* begin Data shown *

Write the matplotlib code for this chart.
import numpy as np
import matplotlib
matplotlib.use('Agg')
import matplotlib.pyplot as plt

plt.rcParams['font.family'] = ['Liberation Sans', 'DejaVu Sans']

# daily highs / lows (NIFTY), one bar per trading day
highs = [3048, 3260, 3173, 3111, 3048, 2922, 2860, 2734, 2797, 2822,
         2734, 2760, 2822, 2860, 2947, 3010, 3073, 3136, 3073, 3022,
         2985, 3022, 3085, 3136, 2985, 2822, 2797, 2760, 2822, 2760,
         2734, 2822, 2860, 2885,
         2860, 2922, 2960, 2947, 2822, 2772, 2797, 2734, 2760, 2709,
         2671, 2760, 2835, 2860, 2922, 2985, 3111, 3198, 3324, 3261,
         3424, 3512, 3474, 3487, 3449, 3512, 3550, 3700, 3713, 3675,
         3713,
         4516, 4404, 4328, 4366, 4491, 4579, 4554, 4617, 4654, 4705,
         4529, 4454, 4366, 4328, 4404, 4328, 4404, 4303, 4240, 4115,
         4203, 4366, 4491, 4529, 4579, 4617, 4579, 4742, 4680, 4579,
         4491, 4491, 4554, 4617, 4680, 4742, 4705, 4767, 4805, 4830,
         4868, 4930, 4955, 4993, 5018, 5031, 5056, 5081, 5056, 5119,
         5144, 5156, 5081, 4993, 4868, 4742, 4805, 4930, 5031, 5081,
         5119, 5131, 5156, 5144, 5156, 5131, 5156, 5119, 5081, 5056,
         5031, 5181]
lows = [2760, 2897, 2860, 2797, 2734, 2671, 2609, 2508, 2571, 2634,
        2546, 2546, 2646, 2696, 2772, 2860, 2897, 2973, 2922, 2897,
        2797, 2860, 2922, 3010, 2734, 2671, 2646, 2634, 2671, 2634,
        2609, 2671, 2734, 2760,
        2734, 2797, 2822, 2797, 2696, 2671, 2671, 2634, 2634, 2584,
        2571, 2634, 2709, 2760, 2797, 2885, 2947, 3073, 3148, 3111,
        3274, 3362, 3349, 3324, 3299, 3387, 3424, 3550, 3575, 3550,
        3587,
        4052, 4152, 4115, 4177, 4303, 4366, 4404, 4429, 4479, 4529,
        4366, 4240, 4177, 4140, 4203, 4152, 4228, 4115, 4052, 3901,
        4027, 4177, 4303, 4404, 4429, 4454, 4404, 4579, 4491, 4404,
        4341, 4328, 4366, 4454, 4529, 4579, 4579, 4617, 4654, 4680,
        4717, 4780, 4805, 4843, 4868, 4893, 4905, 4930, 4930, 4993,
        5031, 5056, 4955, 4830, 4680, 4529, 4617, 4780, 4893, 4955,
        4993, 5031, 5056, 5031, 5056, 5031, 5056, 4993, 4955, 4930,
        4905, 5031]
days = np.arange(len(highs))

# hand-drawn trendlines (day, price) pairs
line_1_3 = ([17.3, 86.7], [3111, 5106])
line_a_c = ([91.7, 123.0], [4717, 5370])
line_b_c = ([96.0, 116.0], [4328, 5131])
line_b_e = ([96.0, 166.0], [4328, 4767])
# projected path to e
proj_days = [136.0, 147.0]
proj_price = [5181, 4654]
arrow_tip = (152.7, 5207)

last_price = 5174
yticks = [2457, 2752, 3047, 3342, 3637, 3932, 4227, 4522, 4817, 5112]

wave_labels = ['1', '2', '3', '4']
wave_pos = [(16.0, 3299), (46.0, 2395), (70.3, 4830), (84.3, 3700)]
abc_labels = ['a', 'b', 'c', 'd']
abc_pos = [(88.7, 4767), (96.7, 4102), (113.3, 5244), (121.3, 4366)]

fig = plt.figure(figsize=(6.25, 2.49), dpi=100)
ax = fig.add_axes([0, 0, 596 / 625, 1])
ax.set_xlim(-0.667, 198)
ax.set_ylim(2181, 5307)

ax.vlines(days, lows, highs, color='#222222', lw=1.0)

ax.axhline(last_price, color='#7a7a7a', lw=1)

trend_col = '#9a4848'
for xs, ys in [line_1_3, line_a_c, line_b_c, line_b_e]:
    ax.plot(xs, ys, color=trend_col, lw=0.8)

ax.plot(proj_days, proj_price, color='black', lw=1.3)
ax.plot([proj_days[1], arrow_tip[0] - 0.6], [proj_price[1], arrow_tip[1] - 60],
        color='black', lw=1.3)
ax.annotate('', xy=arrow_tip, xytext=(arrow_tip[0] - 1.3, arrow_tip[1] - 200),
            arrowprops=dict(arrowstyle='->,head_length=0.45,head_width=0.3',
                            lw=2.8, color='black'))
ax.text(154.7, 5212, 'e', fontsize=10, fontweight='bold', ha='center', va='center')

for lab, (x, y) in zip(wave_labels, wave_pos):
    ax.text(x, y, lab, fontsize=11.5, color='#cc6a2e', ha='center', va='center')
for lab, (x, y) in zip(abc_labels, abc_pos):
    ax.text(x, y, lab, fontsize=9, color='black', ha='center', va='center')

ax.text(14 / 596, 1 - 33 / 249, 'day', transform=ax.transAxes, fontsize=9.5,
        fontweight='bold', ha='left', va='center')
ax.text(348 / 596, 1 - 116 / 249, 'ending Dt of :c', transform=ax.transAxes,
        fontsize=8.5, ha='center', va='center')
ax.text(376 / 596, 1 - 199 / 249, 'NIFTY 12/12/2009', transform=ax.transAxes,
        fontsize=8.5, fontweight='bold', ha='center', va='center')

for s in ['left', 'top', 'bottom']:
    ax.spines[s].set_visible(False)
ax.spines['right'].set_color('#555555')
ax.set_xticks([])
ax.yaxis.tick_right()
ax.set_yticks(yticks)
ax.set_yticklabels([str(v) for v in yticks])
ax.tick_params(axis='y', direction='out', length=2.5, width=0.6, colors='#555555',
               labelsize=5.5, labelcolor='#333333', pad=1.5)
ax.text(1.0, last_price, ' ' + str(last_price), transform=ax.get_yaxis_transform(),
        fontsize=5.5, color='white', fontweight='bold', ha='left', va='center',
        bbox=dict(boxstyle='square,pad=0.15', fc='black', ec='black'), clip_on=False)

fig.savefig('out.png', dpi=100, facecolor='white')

* end Data shown *
* begin Data shown *

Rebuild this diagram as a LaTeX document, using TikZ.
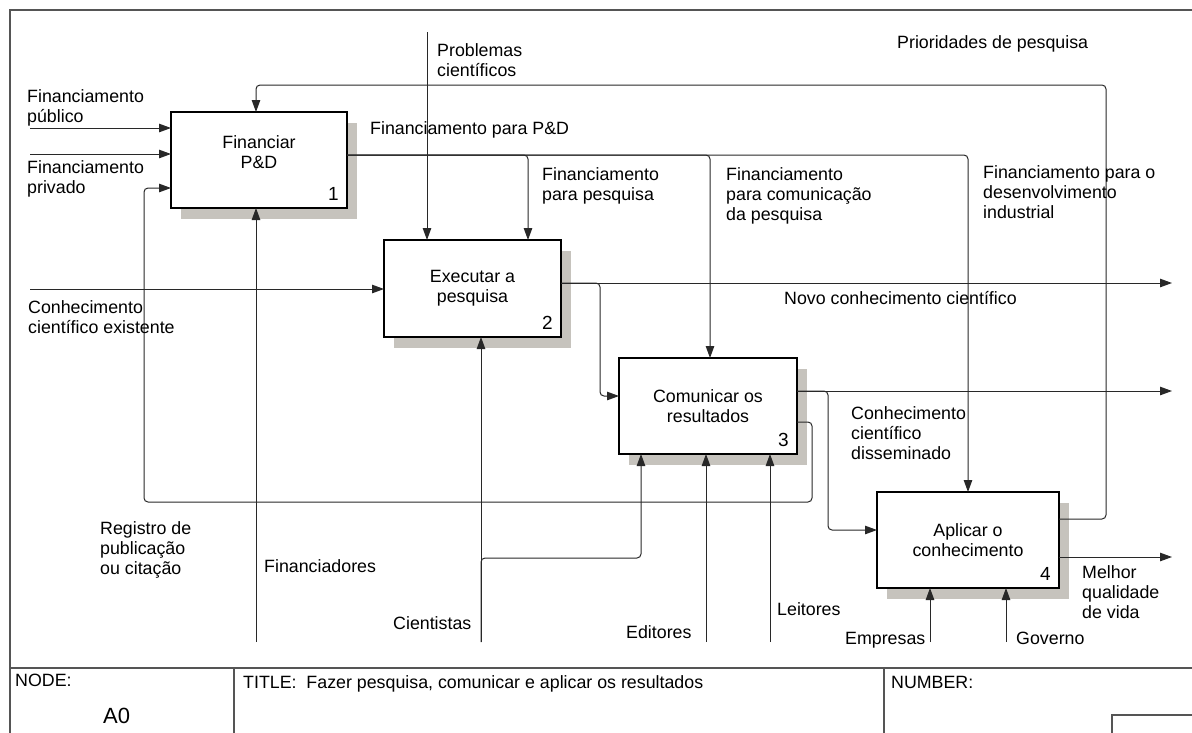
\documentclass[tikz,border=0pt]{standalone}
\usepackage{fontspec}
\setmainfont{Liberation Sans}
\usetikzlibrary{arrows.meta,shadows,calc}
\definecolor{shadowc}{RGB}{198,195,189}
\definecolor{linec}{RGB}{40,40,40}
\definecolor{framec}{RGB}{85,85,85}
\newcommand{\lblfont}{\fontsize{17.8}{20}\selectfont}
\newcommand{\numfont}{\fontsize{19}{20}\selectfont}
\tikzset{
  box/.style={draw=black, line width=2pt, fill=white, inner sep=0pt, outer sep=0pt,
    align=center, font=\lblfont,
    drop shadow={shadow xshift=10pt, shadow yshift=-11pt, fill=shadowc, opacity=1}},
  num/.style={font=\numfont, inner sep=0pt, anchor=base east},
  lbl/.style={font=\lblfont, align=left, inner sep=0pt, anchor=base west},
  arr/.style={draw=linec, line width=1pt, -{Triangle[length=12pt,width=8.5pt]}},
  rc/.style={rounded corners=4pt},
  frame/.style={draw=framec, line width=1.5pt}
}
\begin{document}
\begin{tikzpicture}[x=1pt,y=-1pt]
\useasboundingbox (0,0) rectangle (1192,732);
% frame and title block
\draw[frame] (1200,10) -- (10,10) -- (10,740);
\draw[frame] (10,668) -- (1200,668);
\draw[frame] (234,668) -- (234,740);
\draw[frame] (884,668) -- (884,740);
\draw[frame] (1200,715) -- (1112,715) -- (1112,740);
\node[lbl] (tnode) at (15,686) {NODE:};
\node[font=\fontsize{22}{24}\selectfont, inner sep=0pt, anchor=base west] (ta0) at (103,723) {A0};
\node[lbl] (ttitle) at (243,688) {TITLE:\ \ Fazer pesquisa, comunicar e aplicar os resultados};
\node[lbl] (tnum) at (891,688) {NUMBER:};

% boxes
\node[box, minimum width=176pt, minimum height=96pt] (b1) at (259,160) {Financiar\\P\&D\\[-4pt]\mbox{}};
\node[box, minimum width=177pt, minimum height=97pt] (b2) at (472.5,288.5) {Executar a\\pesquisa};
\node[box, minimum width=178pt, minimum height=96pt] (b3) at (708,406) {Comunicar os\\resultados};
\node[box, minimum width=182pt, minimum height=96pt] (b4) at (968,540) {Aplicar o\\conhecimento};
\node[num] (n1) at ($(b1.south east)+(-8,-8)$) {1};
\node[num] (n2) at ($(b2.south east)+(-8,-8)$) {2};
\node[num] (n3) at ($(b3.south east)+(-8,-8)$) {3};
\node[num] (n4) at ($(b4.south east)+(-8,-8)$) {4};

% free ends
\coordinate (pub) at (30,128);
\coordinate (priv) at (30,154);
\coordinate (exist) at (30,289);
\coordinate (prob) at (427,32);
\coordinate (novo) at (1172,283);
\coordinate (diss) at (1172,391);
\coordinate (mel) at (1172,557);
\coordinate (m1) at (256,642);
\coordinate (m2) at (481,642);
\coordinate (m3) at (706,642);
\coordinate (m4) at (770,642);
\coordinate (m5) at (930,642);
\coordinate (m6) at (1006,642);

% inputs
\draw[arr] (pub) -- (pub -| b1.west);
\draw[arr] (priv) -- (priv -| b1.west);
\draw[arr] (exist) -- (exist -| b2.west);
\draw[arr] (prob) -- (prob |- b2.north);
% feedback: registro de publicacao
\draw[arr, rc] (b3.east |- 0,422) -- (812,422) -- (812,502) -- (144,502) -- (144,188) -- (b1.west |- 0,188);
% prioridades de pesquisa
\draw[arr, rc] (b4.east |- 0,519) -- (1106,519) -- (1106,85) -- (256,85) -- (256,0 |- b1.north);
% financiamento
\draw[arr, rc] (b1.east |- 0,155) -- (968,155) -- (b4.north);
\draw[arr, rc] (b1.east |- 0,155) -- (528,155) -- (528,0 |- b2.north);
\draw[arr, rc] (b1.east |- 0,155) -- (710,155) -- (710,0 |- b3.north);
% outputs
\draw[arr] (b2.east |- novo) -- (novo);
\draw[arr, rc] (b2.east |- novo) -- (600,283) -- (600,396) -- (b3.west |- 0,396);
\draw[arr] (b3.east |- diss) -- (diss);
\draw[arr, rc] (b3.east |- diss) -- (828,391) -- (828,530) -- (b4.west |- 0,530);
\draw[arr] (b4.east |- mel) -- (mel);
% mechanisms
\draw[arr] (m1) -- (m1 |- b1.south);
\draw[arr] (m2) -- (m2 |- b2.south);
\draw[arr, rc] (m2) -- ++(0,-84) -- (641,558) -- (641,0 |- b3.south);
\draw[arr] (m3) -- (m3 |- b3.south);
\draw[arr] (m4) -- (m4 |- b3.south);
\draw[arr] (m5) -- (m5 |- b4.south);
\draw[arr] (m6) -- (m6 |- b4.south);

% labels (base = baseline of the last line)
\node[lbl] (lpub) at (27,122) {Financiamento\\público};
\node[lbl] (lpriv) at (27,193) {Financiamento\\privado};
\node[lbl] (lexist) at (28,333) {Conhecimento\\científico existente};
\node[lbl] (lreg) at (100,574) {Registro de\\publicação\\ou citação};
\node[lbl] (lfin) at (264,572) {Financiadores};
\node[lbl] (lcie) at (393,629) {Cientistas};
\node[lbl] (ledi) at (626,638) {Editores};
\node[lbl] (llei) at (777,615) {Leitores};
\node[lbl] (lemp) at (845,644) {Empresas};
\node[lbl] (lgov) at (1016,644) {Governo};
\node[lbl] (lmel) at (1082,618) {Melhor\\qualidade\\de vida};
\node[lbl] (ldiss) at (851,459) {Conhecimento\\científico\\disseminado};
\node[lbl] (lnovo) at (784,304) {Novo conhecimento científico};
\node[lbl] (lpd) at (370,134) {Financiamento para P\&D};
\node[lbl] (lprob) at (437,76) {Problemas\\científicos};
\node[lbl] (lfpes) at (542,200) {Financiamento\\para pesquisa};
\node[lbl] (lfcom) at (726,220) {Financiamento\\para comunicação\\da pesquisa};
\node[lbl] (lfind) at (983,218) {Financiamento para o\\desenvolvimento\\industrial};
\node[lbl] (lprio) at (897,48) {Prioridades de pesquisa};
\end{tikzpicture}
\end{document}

* end Data shown *

## Work to do
Only the lines from the one bearing "Write the matplotlib code for this chart." through the one bearing "plt.rcParams['font.family'] = ['Liberation" should be repeated, exactly as given.

## Task output
Write the matplotlib code for this chart.
import numpy as np
import matplotlib
matplotlib.use('Agg')
import matplotlib.pyplot as plt

plt.rcParams['font.family'] = ['Liberation Sans', 'DejaVu Sans']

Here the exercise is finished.